Photo District News or PDN
- The cover of PDN's May 2008 issue
- Editor: Holly Stuart Hughes
- Categories: Photography
- Frequency: Monthly
- Founded: 1980
- Final issue: 2020
- Company: Emerald Expositions
- Country: United States
- Based in: New York City
- Language: English
- Website: www.pdnonline.com
- ISSN: 1045-8158

= Photo District News =

American photography trade publication

Photo District News (or PDN) was an American monthly trade publication for professional photographers, published from 1980 to January 2020. The publication took its name from New York City's photo district, an area of photo businesses that was once located in Flatiron District.

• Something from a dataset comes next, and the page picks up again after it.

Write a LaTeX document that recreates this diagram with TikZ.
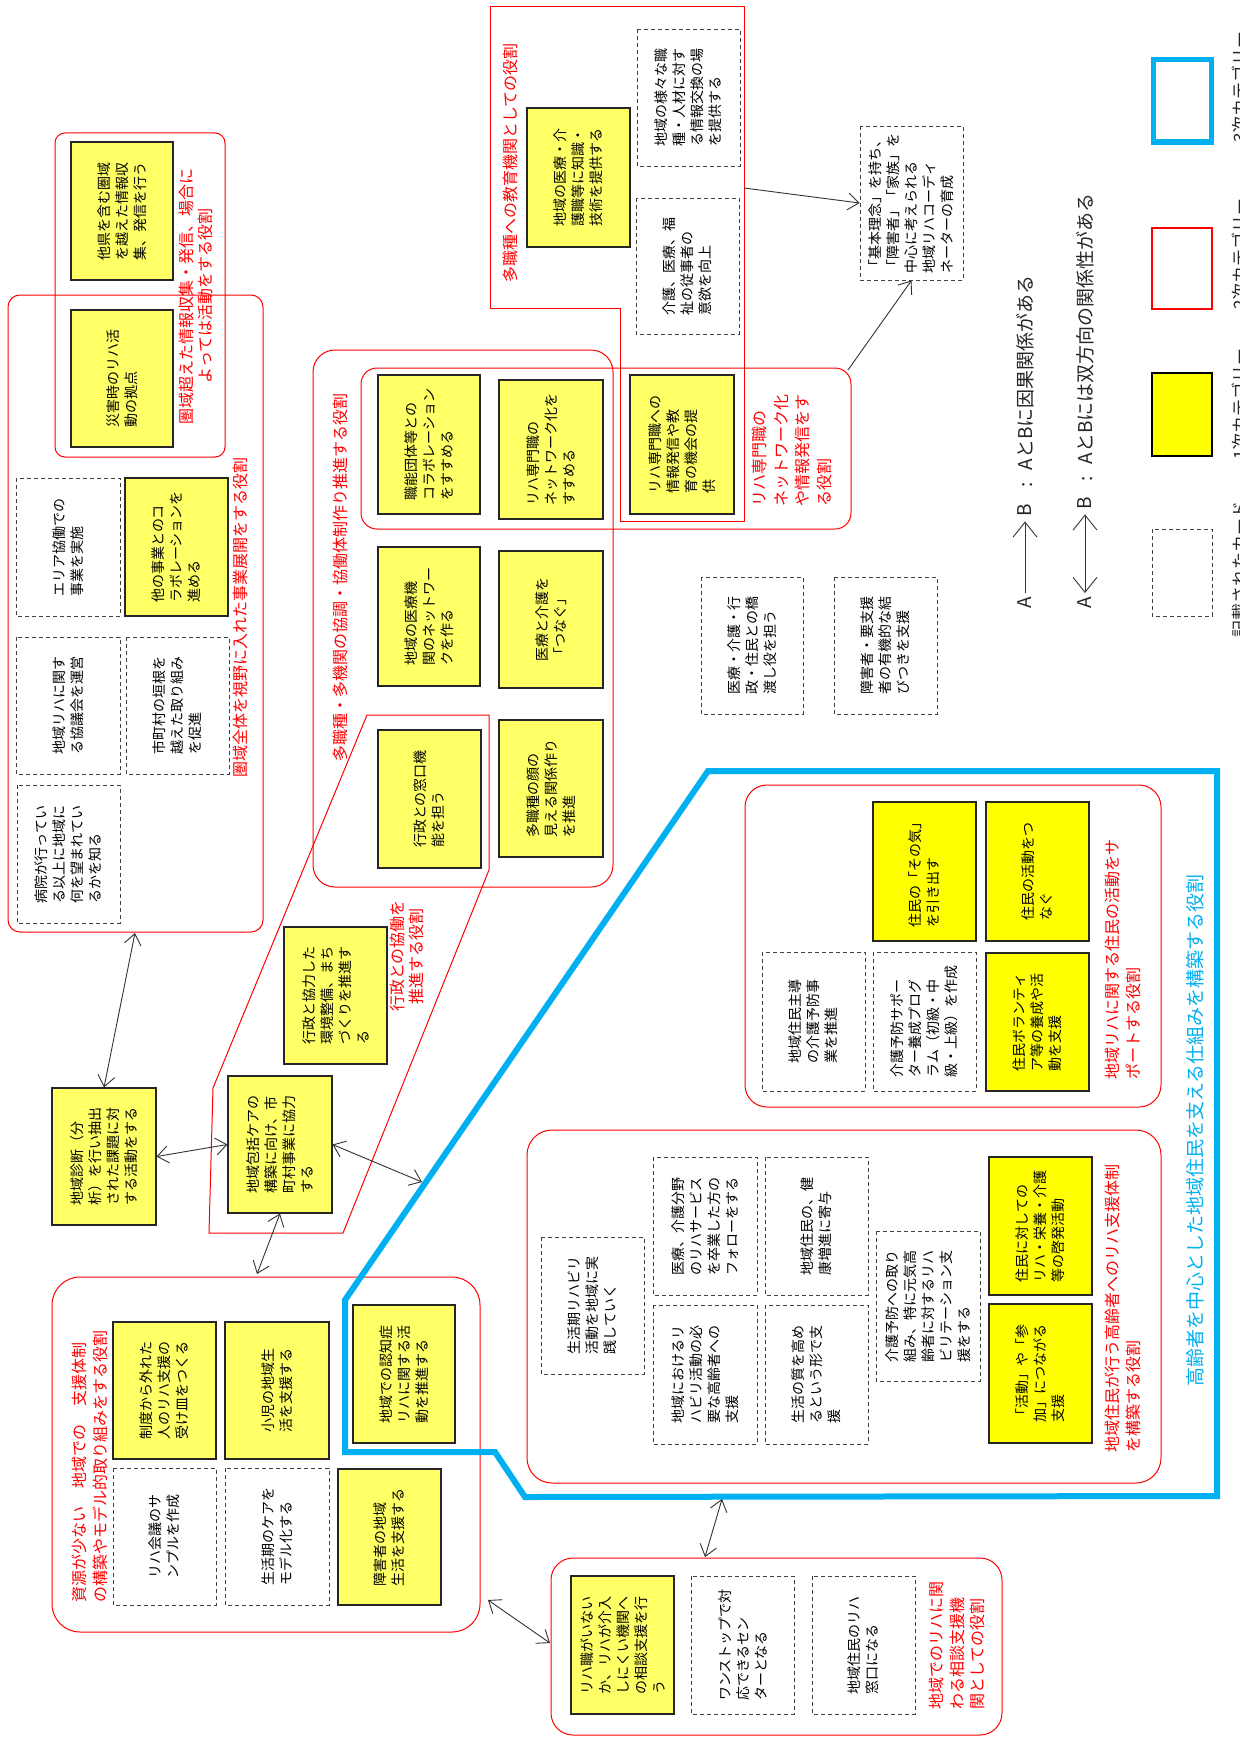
\documentclass[tikz,border=0pt]{standalone}
\usepackage{fontspec}
\setmainfont{Noto Sans CJK JP}
\usetikzlibrary{arrows.meta}
\definecolor{yelA}{RGB}{255,255,102}
\definecolor{yelB}{RGB}{255,255,0}
\definecolor{cyanb}{RGB}{0,176,240}
\newcommand\card[7]{%
  \pgfmathsetmacro\cardw{#6-#4}%
  \pgfmathsetmacro\cardh{#5-#3}%
  \node[#1, minimum width=\cardw pt, minimum height=\cardh pt] (#2) at ({(#3+#5)/2},{(#4+#6)/2}) {#7};}
\tikzset{
  cardbase/.style={rotate=90, align=left, inner sep=1pt, font=\fontsize{14}{18}\selectfont},
  yel/.style={cardbase, draw=black!85, line width=1.1pt, fill=yelA},
  yelb/.style={yel, fill=yelB},
  dbox/.style={cardbase, draw=black!75, line width=0.9pt, dash pattern=on 4pt off 3pt, fill=white},
  lbl/.style={rotate=90, text=red, inner sep=0pt, align=left, font=\fontsize{16}{20.5}\selectfont},
  grp/.style={draw=red, line width=1pt},
  tipb/.tip={Straight Barb[length=11pt,width=17pt]},
  tipc/.tip={Straight Barb[length=15pt,width=24pt]},
  dar/.style={draw=black!80, line width=0.9pt, tipb-tipb},
  sar/.style={draw=black!80, line width=0.9pt, -tipb},
  legt/.style={rotate=90, inner sep=2pt, text=black!85, font=\fontsize{19}{22}\selectfont},
}
\begin{document}
\begin{tikzpicture}[x=1pt,y=-1pt]
\useasboundingbox (0,0) rectangle (1239,1742);
\fill[white] (0,0) rectangle (1239,1742);

% ---------- group outlines ----------
\draw[grp, rounded corners=10] (55,133) rectangle (225,457);
\draw[grp, rounded corners=12] (8,295) rectangle (263,932);
\draw[grp, rounded corners=22] (313,350) rectangle (613,887);
\draw[grp, rounded corners=16] (361,368) rectangle (851,529);
\draw[grp] (490,7) -- (744,7) -- (744,521) -- (620,521) -- (620,308) -- (490,308) -- cycle;
\draw[grp] (367,715) -- (489,715) -- (489,870) -- (343,1233) -- (209,1233) -- (213,1088) -- cycle;
\draw[grp, rounded corners=22] (745,785) rectangle (1161,1107);
\draw[grp, rounded corners=25] (527,1130) rectangle (1161,1483);
\draw[grp, rounded corners=28] (52,1277) rectangle (480,1632);
\draw[grp, rounded corners=22] (551,1558) rectangle (1002,1735);
\draw[cyanb, line width=6pt, line join=miter] (708,771) -- (1217,771) -- (1217,1496) -- (525,1497) -- (495,1452) -- (345,1452) -- (345,1300) -- cycle;

% ---------- top-left group ----------
\card{yel}{tl1}{71}{142}{173}{280}{他県を含む圏域\\を越えた情報収\\集、発信を行う}
\card{yel}{tl2}{71}{310}{173}{447}{災害時のリハ活\\動の拠点}

% ---------- big group ----------
\card{dbox}{bg1}{16}{478}{120}{616}{エリア協働での\\事業を実施}
\card{yel}{bg2}{125}{478}{228}{616}{他の事業とのコ\\ラボレーションを\\進める}
\card{dbox}{bg3}{16}{637}{120}{774}{地域リハに関す\\る協議会を運営}
\card{dbox}{bg4}{126}{637}{229}{774}{市町村の垣根を\\越えた取り組み\\を促進}
\card{dbox}{bg5}{17}{785}{120}{923}{病院が行ってい\\る以上に地域に\\何を望まれてい\\るかを知る}

% ---------- middle group ----------
\card{yel}{m1}{378}{375}{480}{514}{職能団体等との\\コラボレーション\\をすすめる}
\card{yel}{m2}{499}{380}{603}{519}{リハ専門職の\\ネットワーク化を\\すすめる}
\card{yel}{m3}{630}{375}{734}{514}{リハ専門職への\\情報発信や教\\育の機会の提\\供}
\card{yel}{m4}{378}{547}{480}{686}{地域の医療機\\関のネットワー\\クを作る}
\card{yel}{m5}{499}{551}{603}{688}{医療と介護を\\「つなぐ」}
\card{yel}{m6}{378}{730}{481}{868}{行政との窓口機\\能を担う}
\card{yel}{m7}{499}{720}{603}{857}{多職種の顔の\\見える関係作り\\を推進}
\card{dbox}{m8}{701}{577}{803}{714}{医療・介護・行\\政・住民との橋\\渡し役を担う}
\card{dbox}{m9}{834}{577}{937}{714}{障害者・要支援\\者の有機的な結\\びつきを支援}

% ---------- education ----------
\card{yel}{e1}{527}{108}{630}{247}{地域の医療・介\\護職等に知識・\\技術を提供する}
\card{dbox}{e2}{637}{29}{740}{166}{地域の様々な職\\種・人材に対す\\る情報交換の場\\を提供する}
\card{dbox}{e3}{636}{198}{739}{334}{介護、医療、福\\祉の従事者の\\意欲を向上}
\card{dbox}{kihon}{860}{126}{963}{280}{「基本理念」を持ち、\\「障害者」「家族」を\\中心に考えられる\\地域リハコーディ\\ネーターの育成}

% ---------- government ----------
\card{yel}{g1}{284}{927}{387}{1064}{行政と協力した\\環境整備、まち\\づくりを推進す\\る}
\card{yel}{hokatsu}{228}{1076}{332}{1213}{地域包括ケアの\\構築に向け、市\\町村事業に協力\\する}
\card{yel}{diag}{52}{1088}{156}{1225}{地域診断（分\\析）を行い抽出\\された課題に対\\する活動をする}

% ---------- residents ----------
\card{yelb}{r1}{873}{802}{976}{941}{住民の「その気」\\を引き出す}
\card{yelb}{r2}{986}{802}{1089}{941}{住民の活動をつ\\なぐ}
\card{dbox}{r3}{762}{952}{865}{1091}{地域住民主導\\の介護予防事\\業を推進}
\card{dbox}{r4}{873}{952}{976}{1091}{介護予防サポー\\ター養成プログ\\ラム（初級・中\\級・上級）を作成}
\card{yelb}{r5}{986}{953}{1089}{1091}{住民ボランティ\\ア等の養成や活\\動を支援}

% ---------- elderly support ----------
\card{dbox}{s1}{541}{1237}{644}{1374}{生活期リハビリ\\活動を地域に実\\践していく}
\card{dbox}{s2}{653}{1157}{757}{1295}{医療、介護分野\\のリハサービス\\を卒業した方の\\フォローをする}
\card{dbox}{s3}{765}{1157}{868}{1295}{地域住民の、健\\康増進に寄与}
\card{dbox}{s4}{653}{1305}{757}{1444}{地域におけるリ\\ハビリ活動の必\\要な高齢者への\\支援}
\card{dbox}{s5}{765}{1305}{868}{1444}{生活の質を高め\\るという形で支\\援}
\card{dbox}{s6}{876}{1231}{980}{1381}{介護予防への取り\\組み、特に元気高\\齢者に対するリハ\\ビリテーション支\\援をする}
\card{yelb}{s7}{989}{1157}{1092}{1295}{住民に対しての\\リハ・栄養・介護\\等の啓発活動}
\card{yelb}{s8}{989}{1304}{1092}{1443}{「活動」や「参\\加」につながる\\支援}

% ---------- scarce resources ----------
\card{yel}{b1}{113}{1322}{216}{1459}{制度から外れた\\人のリハ支援の\\受け皿をつくる}
\card{yel}{b2}{225}{1322}{329}{1459}{小児の地域生\\活を支援する}
\card{dbox}{b3}{113}{1468}{216}{1605}{リハ会議のサ\\ンプルを作成}
\card{dbox}{b4}{225}{1468}{329}{1605}{生活期のケアを\\モデル化する}
\card{yel}{b5}{338}{1469}{441}{1605}{障害者の地域\\生活を支援する}
\card{yel}{b6}{353}{1305}{455}{1443}{地域での認知症\\リハに関する活\\動を推進する}

% ---------- consultation ----------
\card{yel}{c1}{571}{1576}{674}{1714}{リハ職がいない\\か、リハが介入\\しにくい機関へ\\の相談支援を行\\う}
\card{dbox}{c2}{691}{1576}{794}{1714}{ワンストップで対\\応できるセン\\ターとなる}
\card{dbox}{c3}{812}{1576}{915}{1714}{地域住民のリハ\\窓口になる}

% ---------- labels ----------
\node[lbl, align=center, font=\fontsize{16}{18.5}\selectfont] (Ltl) at (196,296) {圏域超えた情報収集・発信、場合に\\よっては活動をする役割};
\node[lbl, anchor=west] (Lbig) at (240,778) {圏域全体を視野に入れた事業展開をする役割};
\node[lbl, anchor=west] (Lmid) at (340,762) {多職種・多機関の協調・協働体制作り推進する役割};
\node[lbl, anchor=west] (Ledu) at (510,283) {多職種への教育機関としての役割};
\node[lbl, anchor=north west, font=\fontsize{16}{21.5}\selectfont] (Lnet) at (752,507) {リハ専門職の\\ネットワーク化\\や情報発信をす\\る役割};
\node[lbl, align=center, font=\fontsize{16}{18.5}\selectfont] (Lgov) at (407,956) {行政との協働を\\推進する役割};
\node[lbl, anchor=north west] (Lres) at (1105,1080) {地域リハに関する住民の活動をサ\\ポートする役割};
\node[lbl, anchor=north west] (Leld) at (1105,1453) {地域住民が行う高齢者へのリハ支援体制\\を構築する役割};
\node[lbl, anchor=north west] (Lsrc) at (72,1603) {資源が少ない\hspace{18pt}地域での\hspace{18pt}支援体制\\の構築やモデル的取り組みをする役割};
\node[lbl, anchor=north west] (Lcon) at (929,1710) {地域でのリハに関\\わる相談支援機\\関としての役割};
\node[lbl, anchor=west, text=cyanb, font=\fontsize{19}{22}\selectfont] (Lblue) at (1195,1387) {高齢者を中心とした地域住民を支える仕組みを構築する役割};

% ---------- connectors ----------
\coordinate (p1) at (135,933);
\coordinate (p3) at (422,1182);
\coordinate (p4) at (257,1274);
\coordinate (p5a) at (488,1600);
\coordinate (p5b) at (550,1643);
\coordinate (p6a) at (705,1557);
\coordinate (p6b) at (722,1499);
\coordinate (p7) at (744,188);
\coordinate (p8) at (848,370);
\draw[dar] (diag.east) -- (p1);
\draw[dar] (diag.south) -- (hokatsu.north);
\draw[dar] (hokatsu.south) -- (p3);
\draw[dar] (hokatsu.west) -- (p4);
\draw[dar] (p5a) -- (p5b);
\draw[dar] (p6a) -- (p6b);
\draw[sar] (p7) -- (kihon.north);
\draw[sar] (p8) -- (kihon.west);

% ---------- legend ----------
\node[legt] (la1) at (1025,603) {A};
\node[legt] (lb1) at (1025,510) {B};
\draw[draw=black!80, line width=0.9pt, -tipc, shorten <=2pt, shorten >=3pt] (la1) -- (lb1);
\node[legt, anchor=west] (lt1) at (1025,490) {:\hspace{12pt}AとBに因果関係がある};
\node[legt] (la2) at (1085,603) {A};
\node[legt] (lb2) at (1085,503) {B};
\draw[draw=black!80, line width=0.9pt, tipc-tipc, shorten <=2pt, shorten >=3pt] (la2) -- (lb2);
\node[legt, anchor=west] (lt2) at (1085,484) {:\hspace{12pt}AとBには双方向の関係性がある};

\card{rotate=90,draw=black,line width=1.2pt,fill=yelB}{k1}{1152}{373}{1212}{456}{}
\card{rotate=90,draw=red,line width=1.5pt}{k2}{1152}{228}{1212}{309}{}
\card{rotate=90,draw=cyanb,line width=5pt}{k3}{1153}{60}{1211}{142}{}
\card{rotate=90,draw=black!75,line width=0.9pt,dash pattern=on 4pt off 3pt}{k4}{1152}{529}{1212}{616}{}
\node[legt, anchor=west, font=\fontsize{17}{20}\selectfont] (kt0) at (1240,640) {記載されたカード};
\node[legt, anchor=west, font=\fontsize{17}{20}\selectfont] (kt1) at (1240,462) {1次カテゴリー};
\node[legt, anchor=west, font=\fontsize{17}{20}\selectfont] (kt2) at (1240,312) {2次カテゴリー};
\node[legt, anchor=west, font=\fontsize{17}{20}\selectfont] (kt3) at (1240,145) {3次カテゴリー};
\end{tikzpicture}
\end{document}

Time described PDN's annual list of "30 New and Emerging Photographers" as "the go-to outlet to discover up-and-coming photographers, determined on the basis of creativity, versatility and distinctive vision", and as "a career turning point" for those included on the list.

==History==
Originally named New York Photo District News, PDN was founded by Carl S. Pugh, who was working as a photographer's assistant and sought more freelance work. He inquired as to the best way to advertise his services and was told to post a note on the community bulletin boards found at local businesses frequented by professional photographers. This sparked the idea to create a newsletter for the loose-knit community of professional photographers who populated the inexpensive loft spaces along lower Fifth Avenue (the "Photo District"). PDN was owned by Emerald Expositions and headquartered in New York.

The first issue (May 1980) cost $800 to print and carried $2,000 in advertising, yielding a tidy profit. It was distributed free in stores in the Photo District. PDN was an instant success. In time professional photographers, coming to Manhattan on assignment from elsewhere in the country picked up a copy and requested a subscription (initially $6 per year), which, in turn, was seen by other photographers back home. In this manner, PDN quickly grew into a national publication.

In 1983, PDN launched Photo Expo, a trade show for the same market, which remains the leading US show for professional photographers, under the name PHOTOPLUS. Pugh sold PDN and the show to Adweek in 1984.

The print publication ceased in January 2020, and the website was no longer updated. The future of PDN Annual and PDN's 30 have yet to be determined.